Frequently Asked Questions
Can I stake ETH and still spend it?
Not directly. Staked ETH is locked (solo staking) or represented as an LST like stETH, which trades separately. To spend, you either unstake (1–9 day queue) or sell the LST for a stablecoin first, paying swap fees. Some newer liquid restaking platforms claim instant liquidity, but pricing can drift in stress.
Is card DeFi yield risky?
The yield source itself is typically a major money-market protocol (Aave, Compound), so the smart-contract risk is similar to lending directly. The additional risks on top are: the card issuer custody model, how they handle protocol drawdowns, and any lock-up on withdrawals. Always check if the yield is on-chain, transparently earned, and whether there is a withdrawal cap.

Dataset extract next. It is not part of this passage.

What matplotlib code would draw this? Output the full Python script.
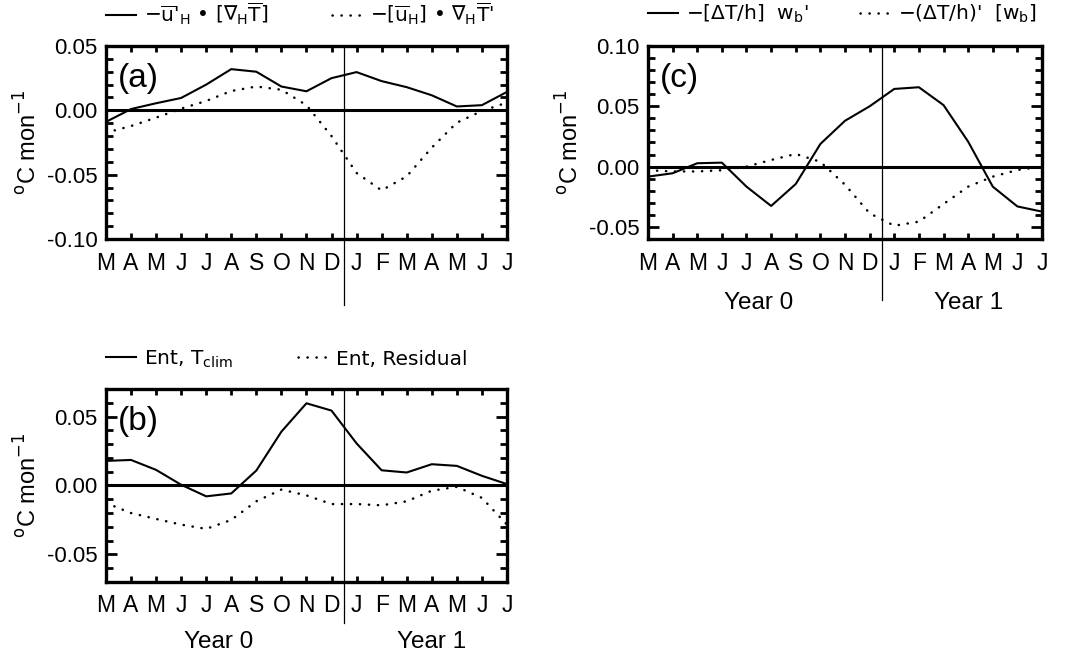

Does the yield on DPT continue while the card is being used?
Yes. The yield-earning contract holds your stablecoin balance; the fiat conversion for a POS transaction happens only against the portion you spend at that moment. Everything else keeps earning continuously.
What’s the tax difference between these strategies?
Mechanically, they are all income at receipt. The operational difference is capital-gain tracking: ETH staking gives you rewards in ETH, each of which has its own cost basis and creates a future disposal event. Stablecoin yield paid in USDC is effectively dollars, so the capital-gain tracking is trivial. Card-integrated yield paid in stables has the same simple profile.
What is the break-even point where lending beats card yield?
When your liquidity need is low enough that you can leave the balance untouched for months and the extra 0.5–1% APY exceeds the round-trip cost of moving funds from the lending pool to a spendable form. For most people who actually use the money monthly, card yield nets out ahead after switching costs.
Are these yields guaranteed?
No. All three strategies have variable rates that depend on network or market conditions. Avoid any provider that advertises a “fixed” yield without explaining the source — fixed-rate products in crypto typically hide risk elsewhere (tenor lock-up, counterparty, token incentives).